I grew up surrounded by my grandmother’s love which was the most unconditional that it got in my family. I watched her cooking meals and baking, bringing loads of wet laundry up the two flights of stairs to hang them on the line from the kitchen window, scrubbing the back steps by hand. My mother did these things too but she had a job at the bank that got her out of the house every day and an active social life with friends she had since high school. Philly didn’t drive so enlisted my mother for a ride to the square for shopping, took a taxi, or pulled the wheeled cart the one mile into town. She sang to me when she was happy and danced. She spent most of the days of her life in that small two-family apartment with the rare trip to New Hampshire and the one trip to Italy.
There is not a day that goes by that I do not think about her, with the egg white stiff hair teased by Nunzio - the hair dresser – into a bleached blonde crown, her rubbery girdles hanging like pig skins in the shower stall, the witch hazel she rubbed into her aching knees at the end of the day. I think of her when I hike and swim and practice yoga, movement she didn’t have access to in her own life but that brings me such joy and freedom. I think of her when I am at the computer working. I remember her during those last years in the nursing home when she did not remember the lunch she had just eaten, when there were no more songs or hugs when I left.
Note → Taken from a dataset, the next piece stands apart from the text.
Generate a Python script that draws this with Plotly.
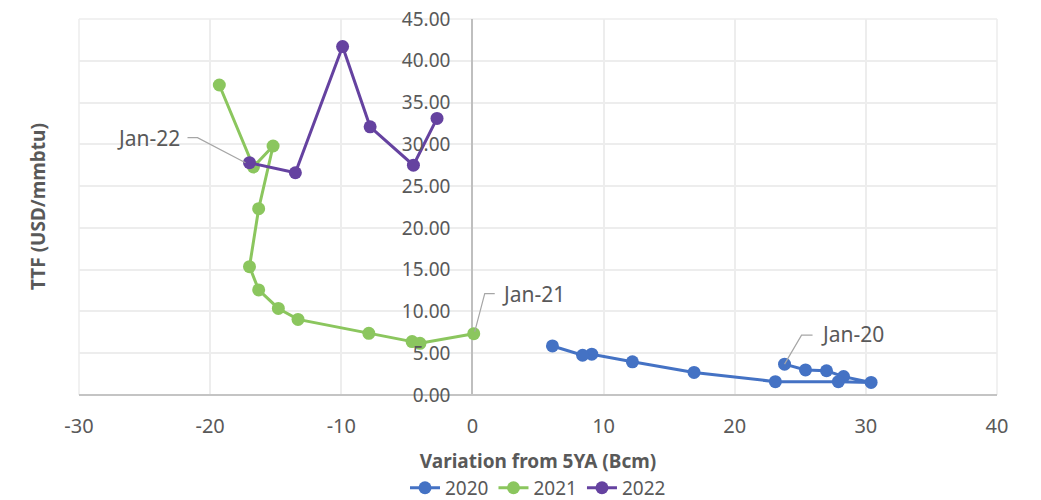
import plotly.graph_objects as go

# Data (Variation from 5YA in Bcm, TTF price in USD/mmbtu), Jan -> Dec
x2020 = [23.8, 25.4, 27.0, 28.3, 30.4, 27.9, 23.1, 16.9, 12.2, 9.1, 8.4, 6.1]
y2020 = [3.69, 3.00, 2.90, 2.20, 1.50, 1.60, 1.60, 2.70, 3.97, 4.88, 4.76, 5.87]

x2021 = [0.1, -4.0, -4.6, -7.9, -13.3, -14.8, -16.3, -17.0, -16.3, -15.2, -16.7, -19.3]
y2021 = [7.34, 6.19, 6.39, 7.38, 9.05, 10.36, 12.58, 15.36, 22.3, 29.8, 27.3, 37.1]

x2022 = [-17.0, -13.5, -9.9, -7.8, -4.5, -2.7]
y2022 = [27.8, 26.6, 41.7, 32.1, 27.5, 33.1]

series_names = ["2020", "2021", "2022"]
colors = ["#4472C4", "#8BC65E", "#6542A0"]

labels = ["Jan-20", "Jan-21", "Jan-22"]

x_tickvals = [-30, -20, -10, 0, 10, 20, 30, 40]
x_ticktext = ["-30", "-20", "-10", "0", "10", "20", "30", "40"]

FONT = "Noto Sans"
TXT = "#595959"
GRID = "#EDEDED"

fig = go.Figure()
for name, xs, ys, c in zip(series_names, [x2020, x2021, x2022], [y2020, y2021, y2022], colors):
    fig.add_trace(go.Scatter(
        x=xs, y=ys, name=name, mode="lines+markers",
        line=dict(color=c, width=3),
        marker=dict(color=c, size=13),
    ))

# Leader lines (pixel offsets relative to the labelled point) and labels
label_pts = [(x2020[0], y2020[0]), (x2021[0], y2021[0]), (x2022[0], y2022[0])]
paths = ["M0,0 L17,29 L28,29", "M1,2 L11,40 L21,40", "M-4,0 L-52,25 L-62,25"]
txt_pos = [(34, 30, "left"), (26, 40, "left"), (-67, 25, "right")]
for (px, py), p, (dx, dy, anc), lab in zip(label_pts, paths, txt_pos, labels):
    fig.add_shape(type="path", xref="x", yref="y", xsizemode="pixel", ysizemode="pixel",
                  xanchor=px, yanchor=py, path=p,
                  line=dict(color="#A6A6A6", width=1.2), layer="above")
    fig.add_annotation(x=px, y=py, xref="x", yref="y", text=lab, showarrow=False,
                       xanchor=anc, yanchor="middle", xshift=dx, yshift=dy,
                       font=dict(family=FONT, size=21, color=TXT))

# Plot-area border lines (left, right, top) in grid colour
for x0, y0, x1, y1 in [(0, 0, 0, 1), (1, 0, 1, 1), (0, 1, 1, 1)]:
    fig.add_shape(type="line", xref="paper", yref="paper", x0=x0, y0=y0, x1=x1, y1=y1,
                  line=dict(color=GRID, width=1.5), layer="below")

# Y axis title at far left
fig.add_annotation(xref="paper", yref="paper", x=0, y=0.5, xshift=-41,
                   text="<b>TTF (USD/mmbtu)</b>", textangle=-90, showarrow=False,
                   xanchor="center", yanchor="middle",
                   font=dict(family=FONT, size=19, color=TXT))

fig.update_layout(
    width=1033, height=492,
    margin=dict(l=71, r=44, t=11, b=105, autoexpand=False),
    paper_bgcolor="white", plot_bgcolor="white",
    font=dict(family=FONT, color=TXT),
    showlegend=True,
    legend=dict(orientation="h", x=0.5, xanchor="center", y=-0.247, yanchor="middle",
                font=dict(family=FONT, size=19, color=TXT)),
    xaxis=dict(
        range=[-30, 40], tickvals=x_tickvals, ticktext=x_ticktext,
        automargin=False, ticklabeloverflow="allow",
        showgrid=True, gridcolor=GRID, gridwidth=1.5,
        zeroline=True, zerolinecolor="#BFBFBF", zerolinewidth=1.5,
        showline=False,
        ticks="", ticklabelstandoff=17,
        tickfont=dict(family=FONT, size=20, color=TXT),
        title=dict(text="<b>Variation from 5YA (Bcm)</b>", standoff=16,
                   font=dict(family=FONT, size=19, color=TXT)),
    ),
    yaxis=dict(
        range=[0, 45], dtick=5, tick0=0, tickformat=".2f",
        anchor="free", position=30 / 70, automargin=False, ticklabeloverflow="allow",
        showgrid=True, gridcolor=GRID, gridwidth=1.5,
        zeroline=True, zerolinecolor="#C4C4C4", zerolinewidth=2,
        showline=False, ticks="", ticklabelstandoff=22,
        tickfont=dict(family=FONT, size=19, color=TXT),
    ),
)

fig.write_html("out.html")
When Nunzio died she had already been in the nursing home for five years. He had tried three times to break her free but, in the end, relented because he knew he could not take care of her any longer. For all those years, he took a taxi to the nursing home that was a few miles from the two-family house and spent the day sitting next to her before going home for his own dinner and bed. We took her to Nunzio’s wake where she kept saying, “I didn’t know he was sick.” She wasn’t well enough to go to the church or the grave. After a few days of repeating, “I didn’t know he was sick,” she stopped asking about Nunzio sinking back into the quiet still place where she spent most of her days.
She is gone almost 20 years now. When I am sad or lonesome, bereft of some loss, I imagine visiting with her in a beautiful meadow under a large ancient oak that offers a cooling shade. She is no longer in pain and strong enough again to dance and sing. Nunzio is there too along with my father celebrating my arrival.